Foreign brands operating through franchises to be brought under tax net : FBR

The government is considering an amendment in the taxation laws to bring foreign brands, operating through franchise/liaison office in the country, into the tax net, officials stated on Friday. The officials mentioned, presently many famous foreign brands are available in the country through a marketing and distribution network of local dealer or agent. 

The officials also mentioned that liaison offices of foreign companies are excluded from the present definition of permanent establishment (PE) and are not required to get registered with the tax authorities. Income Tax Ordinance, 2001 defines PE as branch, office, factory or workshop through which the business is wholly or partly carried out.
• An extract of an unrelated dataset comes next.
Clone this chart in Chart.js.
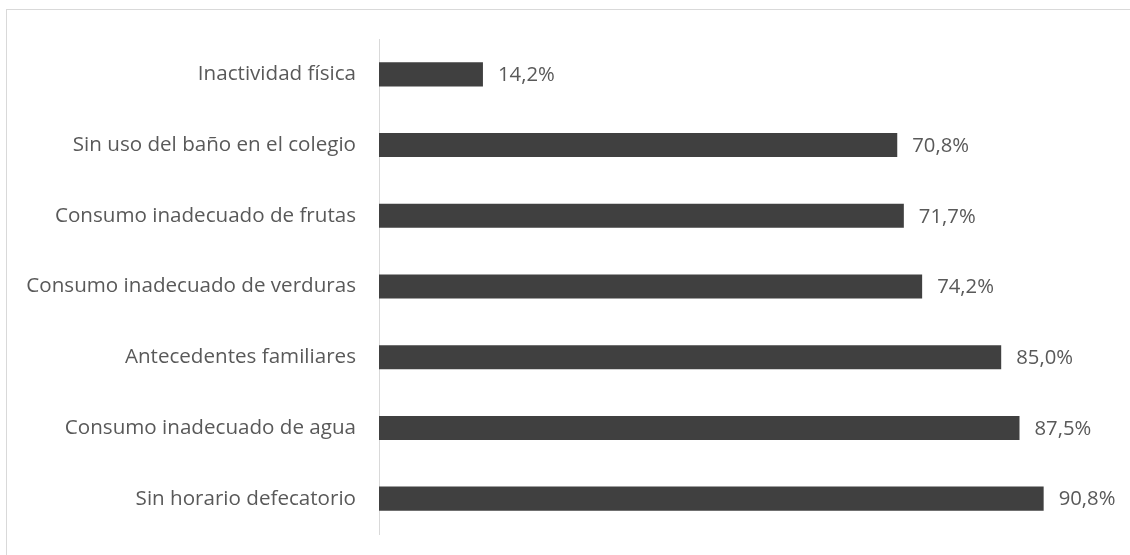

According to an official at the Regional Tax Office in Karachi, several cases have been unearthed in which agents or outlets maintained that they were working on behalf of foreign companies and thus were spared from taxes under the international tax treaties.  He also shared that these local companies have no registration and no sales and income records available with the FBR, despite generating untaxed profits.

The FBR is going to make amendments into the PE definition, which would enable the tax authorities to tax the income generated from local sources. All incomes generated through sales of such brands are going to be taxable after reframing the law, stated an FBR official.

Due to this, the FBR has been suffering huge revenue losses under this head as several distribution companies or individuals are working as agents of foreign companies for marketing and promotion of their products.

It was also highlighted that such companies would need to get themselves registered with the tax authorities once the necessary changes get enacted. These companies would then need to file wealth statement and tax returns as per the law.